== THE EXERCISE ==
Write out word for word each line of the records, beginning at the first and stopping after the line with "import * as". Leave the pictures out.

** start **

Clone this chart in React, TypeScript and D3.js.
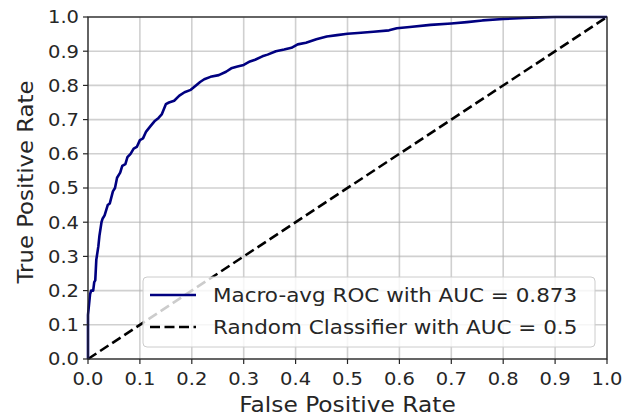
import React from "react";
import * as d3 from "d3";

const fpr = [0, 0, 0.004, 0.006, 0.010, 0.012, 0.014, 0.016, 0.020, 0.022, 0.026, 0.028, 0.032, 0.038, 0.042, 0.048, 0.052, 0.056, 0.062, 0.066, 0.072, 0.076, 0.082, 0.088, 0.094, 0.100, 0.106, 0.112, 0.120, 0.128, 0.136, 0.142, 0.150, 0.156, 0.166, 0.176, 0.186, 0.198, 0.208, 0.216, 0.224, 0.236, 0.252, 0.266, 0.276, 0.288, 0.300, 0.312, 0.322, 0.336, 0.346, 0.362, 0.378, 0.392, 0.404, 0.42, 0.44, 0.46, 0.48, 0.50, 0.52, 0.55, 0.58, 0.595, 0.62, 0.66, 0.70, 0.73, 0.76, 0.80, 0.84, 0.87, 0.90, 1.0];
const tpr = [0, 0.129, 0.19, 0.20, 0.20, 0.225, 0.23, 0.29, 0.33, 0.36, 0.40, 0.41, 0.42, 0.45, 0.455, 0.49, 0.50, 0.53, 0.545, 0.565, 0.57, 0.59, 0.60, 0.615, 0.62, 0.64, 0.645, 0.665, 0.68, 0.695, 0.705, 0.715, 0.745, 0.75, 0.755, 0.77, 0.78, 0.787, 0.80, 0.81, 0.818, 0.825, 0.83, 0.84, 0.85, 0.855, 0.86, 0.87, 0.875, 0.885, 0.89, 0.90, 0.905, 0.91, 0.92, 0.925, 0.935, 0.943, 0.947, 0.951, 0.953, 0.957, 0.961, 0.967, 0.971, 0.977, 0.981, 0.985, 0.99, 0.994, 0.997, 0.999, 1.0, 1.0];
const randomX = [0, 1];
const randomY = [0, 1];
const ticks = [0, 0.1, 0.2, 0.3, 0.4, 0.5, 0.6, 0.7, 0.8, 0.9, 1.0];
const legendLabels = ["Macro-avg ROC with AUC = 0.873", "Random Classifier with AUC = 0.5"];
const xLabel = "False Positive Rate";
const yLabel = "True Positive Rate";

const W = 638, H = 419;
const L = 88, R = 607, T = 17, B = 359;
const FONT = "DejaVu Sans, sans-serif";
const SY = 0.9;

function Txt(props: { x: number; y: number; size: number; anchor?: string; rotate?: number; children: React.ReactNode; mid?: boolean }) {
  const { x, y, size, anchor = "start", rotate = 0, children, mid } = props;
  const tf = rotate
    ? `translate(${x},${y}) rotate(${rotate}) scale(1,${SY})`
    : `translate(${x},${y}) scale(1,${SY})`;
  return (
    <g transform={tf}>
      <text x={0} y={0} dy={mid ? "0.36em" : undefined} textAnchor={anchor as any} fontFamily={FONT} fontSize={size} fill="#262626">
        {children}
      </text>
    </g>
  );
}

export default function App() {
  const x = d3.scaleLinear().domain([0, 1]).range([L, R]);
  const y = d3.scaleLinear().domain([0, 1]).range([B, T]);
  const rocPath = d3.line<number>().x((_, i) => x(fpr[i])).y((d) => y(d))(tpr) || "";
  const randPath = d3.line<number>().x((_, i) => x(randomX[i])).y((d) => y(d))(randomY) || "";
  const fmt = d3.format(".1f");

  return (
    <svg width={W} height={H} style={{ position: "absolute", left: 0, top: 0, background: "#fff" }}>
      <rect x={0} y={0} width={W} height={H} fill="#fff" />
      {ticks.map((t) => (
        <g key={"g" + t}>
          <line x1={x(t)} x2={x(t)} y1={T} y2={B} stroke="#b0b0b0" strokeOpacity={0.6} strokeWidth={1.6} />
          <line x1={L} x2={R} y1={y(t)} y2={y(t)} stroke="#b0b0b0" strokeOpacity={0.6} strokeWidth={1.6} />
        </g>
      ))}
      <path d={randPath} fill="none" stroke="#000" strokeWidth={2.6} strokeDasharray="10,4.5" />
      <path d={rocPath} fill="none" stroke="#000080" strokeWidth={2.6} strokeLinejoin="round" />
      <rect x={L} y={T} width={R - L} height={B - T} fill="none" stroke="#262626" strokeWidth={1.3} />
      {ticks.map((t) => (
        <g key={"t" + t}>
          <line x1={x(t)} x2={x(t)} y1={B} y2={B + 5} stroke="#262626" strokeWidth={1.2} />
          <Txt x={x(t)} y={385} size={19.5} anchor="middle">{fmt(t)}</Txt>
          <line x1={L - 5} x2={L} y1={y(t)} y2={y(t)} stroke="#262626" strokeWidth={1.2} />
          <Txt x={79} y={y(t)} size={19.5} anchor="end" mid>{fmt(t)}</Txt>
        </g>
      ))}
      <Txt x={(L + R) / 2} y={412} size={23.3} anchor="middle">{xLabel}</Txt>
      <Txt x={33} y={182} size={22.8} anchor="middle" rotate={-90}>{yLabel}</Txt>
      <g>
        <rect x={143} y={277} width={452} height={70} rx={4} fill="#fff" fillOpacity={0.8} stroke="#cccccc" strokeWidth={1} />
        <line x1={150} x2={196} y1={295} y2={295} stroke="#000080" strokeWidth={2.6} />
        <line x1={150} x2={196} y1={327} y2={327} stroke="#000" strokeWidth={2.6} strokeDasharray="10,4.5" />
        {legendLabels.map((s, i) => (
          <Txt key={s} x={213} y={295 + i * 32} size={21.5} mid>{s}</Txt>
        ))}
      </g>
    </svg>
  );
}
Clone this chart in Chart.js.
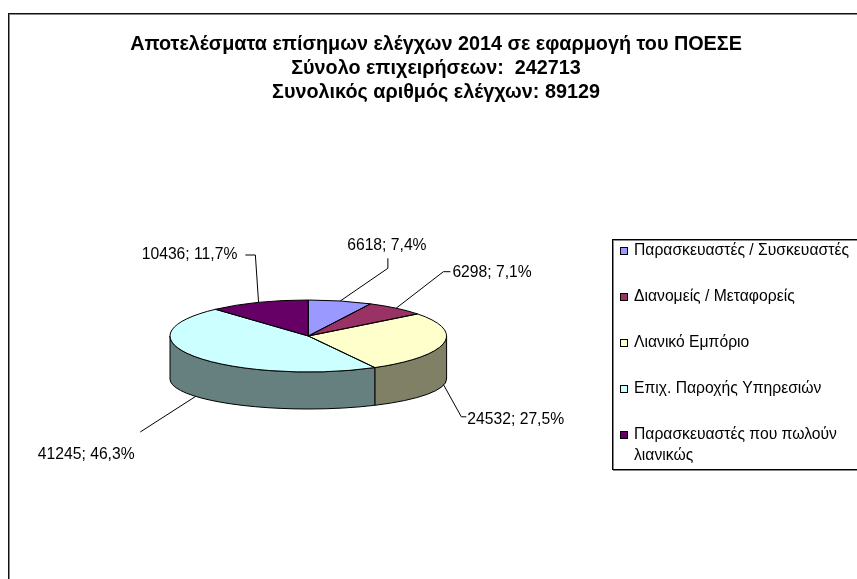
<!DOCTYPE html>
<html><head><meta charset="utf-8">
<script src="https://cdn.jsdelivr.net/npm/chart.js@4.4.0/dist/chart.umd.min.js"></script>
<style>html,body{margin:0;padding:0;background:#fff;overflow:hidden}
#wrap{position:relative;width:857px;height:579px}</style>
</head><body><div id="wrap"><canvas id="c" width="857" height="579"></canvas></div>
<script>
// ---- data ----
const titleLines = ['Αποτελέσματα επίσημων ελέγχων 2014 σε εφαρμογή του ΠΟΕΣΕ', 'Σύνολο επιχειρήσεων:  242713', 'Συνολικός αριθμός ελέγχων: 89129'];
const categories = ['Παρασκευαστές / Συσκευαστές', 'Διανομείς / Μεταφορείς', 'Λιανικό Εμπόριο', 'Επιχ. Παροχής Υπηρεσιών', 'Παρασκευαστές που πωλούν λιανικώς'];
const values = [6618, 6298, 24532, 41245, 10436];
const legendLines = [['Παρασκευαστές / Συσκευαστές'], ['Διανομείς / Μεταφορείς'], ['Λιανικό Εμπόριο'], ['Επιχ. Παροχής Υπηρεσιών'], ['Παρασκευαστές που πωλούν', 'λιανικώς']];

// ---- styles ----
const topColors = ['#9999FF', '#993366', '#FFFFCC', '#CCFFFF', '#660066'];
const sideColors = ['#4d4d80', '#4d1a33', '#808066', '#668080', '#330033'];
const FONT = '"Liberation Sans", Arial, sans-serif';
const geo = { cx: 308.3, cy: 336, rx: 138.3, ryTop: 36, dy: 43, ryBot: 30 };
// label leader offsets relative to the slice anchor
const labelStyle = [
  { pts: [[47.6, -32.7], [47.6, -42.7]], text: [46.6, -55.5], align: 'center' },
  { pts: [[47.2, -36.5], [54.2, -36.5]], text: [56.2, -35.5], align: 'left' },
  { pts: [[17.6, 31.7], [22.6, 31.7]], text: [23.6, 34.3], align: 'left' },
  { pts: [[-55.4, 35.6]], text: [-61, 58.6], align: 'right' },
  { pts: [[-3.2, -47.4], [-13.2, -47.4]], text: [-21.2, -47.4], align: 'right' }
];
const W = 857, H = 579;
const total = values.reduce((a, b) => a + b, 0);

function geomOf(chart) {
  const arcs = chart.getDatasetMeta(0).data;
  const a = arcs[0];
  return { arcs, cx: a.x, cy: a.y, r: a.outerRadius };
}

const pie3d = {
  id: 'pie3d',
  beforeDatasetsDraw(chart) {
    const ctx = chart.ctx;
    const { arcs, cx, cy, r } = geomOf(chart);
    ctx.save();
    ctx.lineWidth = 1; ctx.strokeStyle = '#000';
    arcs.forEach((arc, i) => {
      const a = Math.max(arc.startAngle, 0), b = Math.min(arc.endAngle, Math.PI);
      if (b > a) {
        ctx.beginPath();
        ctx.ellipse(cx, cy, r, geo.ryTop, 0, a, b);
        ctx.ellipse(cx, cy + geo.dy, r, geo.ryBot, 0, b, a, true);
        ctx.closePath();
        ctx.fillStyle = sideColors[i];
        ctx.fill(); ctx.stroke();
      }
    });
    ctx.restore();
    ctx.save();
    ctx.translate(cx, cy); ctx.scale(1, geo.ryTop / r); ctx.translate(-cx, -cy);
  },
  afterDatasetsDraw(chart) {
    const ctx = chart.ctx;
    ctx.restore();
    const { arcs, cx, cy, r } = geomOf(chart);
    ctx.save();
    ctx.lineWidth = 1; ctx.strokeStyle = '#000'; ctx.lineJoin = 'round';
    arcs.forEach(arc => {
      ctx.beginPath();
      ctx.moveTo(cx, cy);
      ctx.ellipse(cx, cy, r, geo.ryTop, 0, arc.startAngle, arc.endAngle);
      ctx.closePath();
      ctx.stroke();
    });
    // data labels
    ctx.font = '15.7px ' + FONT;
    ctx.fillStyle = '#000';
    ctx.textBaseline = 'middle';
    arcs.forEach((arc, i) => {
      const m = (arc.startAngle + arc.endAngle) / 2;
      const front = Math.sin(m) > 0.15;
      const ax = cx + r * Math.cos(m);
      const ay = front ? cy + geo.dy + geo.ryBot * Math.sin(m) : cy + geo.ryTop * Math.sin(m);
      const st = labelStyle[i];
      ctx.beginPath();
      ctx.moveTo(ax, ay);
      st.pts.forEach(p => ctx.lineTo(ax + p[0], ay + p[1]));
      ctx.stroke();
      const pct = (values[i] / total * 100).toFixed(1).replace('.', ',');
      ctx.textAlign = st.align;
      ctx.fillText(values[i] + '; ' + pct + '%', ax + st.text[0], ay + st.text[1]);
    });
    ctx.restore();
  }
};

const decor = {
  id: 'decor',
  beforeDraw(chart) {
    const ctx = chart.ctx;
    ctx.save();
    ctx.fillStyle = '#fff'; ctx.fillRect(0, 0, W, H);
    ctx.strokeStyle = '#888'; ctx.lineWidth = 1;
    ctx.strokeRect(9.5, 14.5, 900, 600);
    ctx.strokeStyle = '#111';
    ctx.strokeRect(8.5, 13.5, 900, 600);
    ctx.restore();
  },
  afterDraw(chart) {
    const ctx = chart.ctx;
    ctx.save();
    // title
    ctx.fillStyle = '#000';
    ctx.font = 'bold 19.8px ' + FONT;
    ctx.textAlign = 'center'; ctx.textBaseline = 'middle';
    titleLines.forEach((t, i) => ctx.fillText(t, 436, 45 + i * 24));
    // legend
    ctx.strokeStyle = '#888';
    ctx.strokeRect(613.5, 240.5, 300, 230);
    ctx.strokeStyle = '#000';
    ctx.strokeRect(612.5, 239.5, 300, 230);
    ctx.font = '15.7px ' + FONT;
    ctx.textAlign = 'left';
    legendLines.forEach((lines, i) => {
      const y = 251 + i * 46;
      ctx.fillStyle = topColors[i];
      ctx.fillRect(620.5, y - 3.5, 7, 7);
      ctx.strokeStyle = '#000';
      ctx.strokeRect(620.5, y - 3.5, 7, 7);
      ctx.fillStyle = '#000';
      lines.forEach((l, j) => ctx.fillText(l, 634, y + j * 21));
    });
    ctx.restore();
  }
};

new Chart(document.getElementById('c'), {
  type: 'pie',
  data: {
    labels: categories,
    datasets: [{ data: values, backgroundColor: topColors, borderWidth: 0, hoverBorderWidth: 0, hoverOffset: 0 }]
  },
  options: {
    responsive: false,
    animation: false,
    events: [],
    layout: { padding: { left: geo.cx - geo.rx, right: W - geo.cx - geo.rx, top: geo.cy - geo.rx, bottom: H - geo.cy - geo.rx } },
    plugins: { legend: { display: false }, title: { display: false }, tooltip: { enabled: false } }
  },
  plugins: [decor, pie3d]
});
</script></body></html>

** end **

== FULL RESPONSE ==
Clone this chart in React, TypeScript and D3.js.
import React from "react";
import * as d3 from "d3";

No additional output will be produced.